Has Trevor noticed a reduction in his electricity bill since the installation of the panels?
One point Trevor noted was that during periods of high-energy production from the panels, energy was being exported back to the grid with no money earned; however, at night electricity is being purchased from the ESB at the normal rate.
However, even with this, Trevor has noticed a 40 – 50% reduction in the cost of electricity. The system in place would have the potential to cover all of the energy usage if there was sufficient storage capacity or if there was a trading type system, whereby Trevor could export surplus energy to the grid during the day and get that same amount of energy back at night.
The batteries, which are installed, are quite expensive to install. Also, during the summer months while ventilation is running at high capacity the batteries will only hold enough energy for approximately 1 hour of electricity usage. The batteries can act as a buffer during the day period, if there was a cloudy period to prevent returning to purchasing electricity from the grid.

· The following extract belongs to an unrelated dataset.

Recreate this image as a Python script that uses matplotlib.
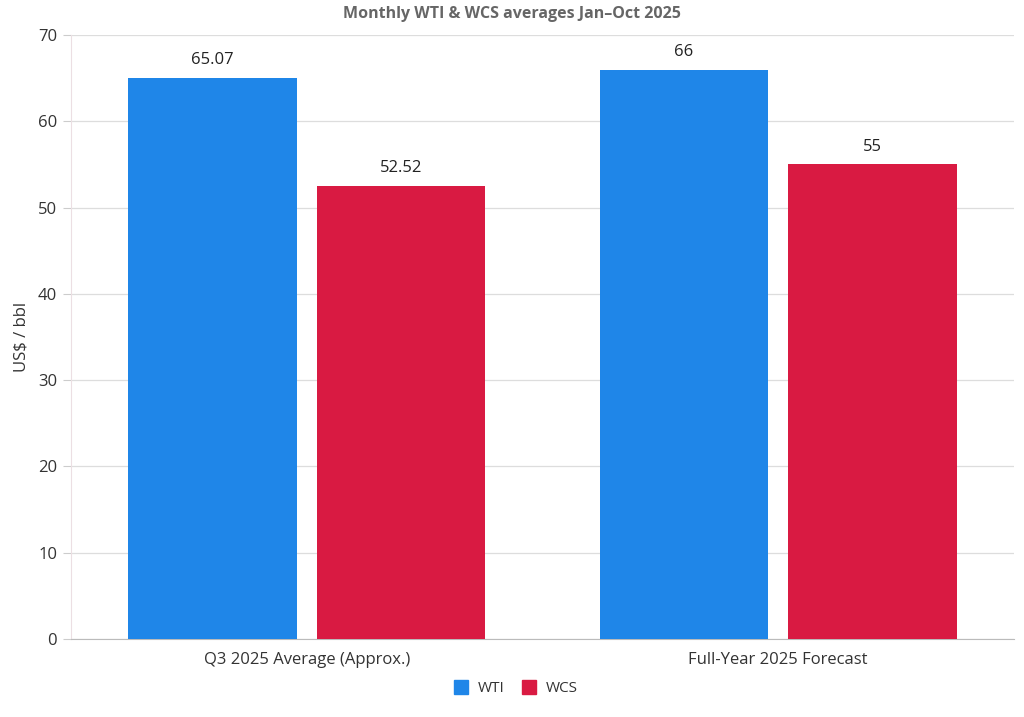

How was the process of planning permission?
It was okay Trevor felt. The only drawback was each supplier of panels has their own design of panels and when you submit your planning application the plan of panels submitted must be the one installed.
What were the steps Trevor took when looking at installing the panels?
Trevor began his search on the internet and found some companies offering solar panels. He then contacted each company who sent out sales representatives to draw up a suitable system and calculate the potential energy production from a system. Once he had picked the system he felt was best, he applied for planning permission based on those drawings. Once planning was granted, the installation took approximately two weeks due to the size of the system and for additional wiring for the batteries.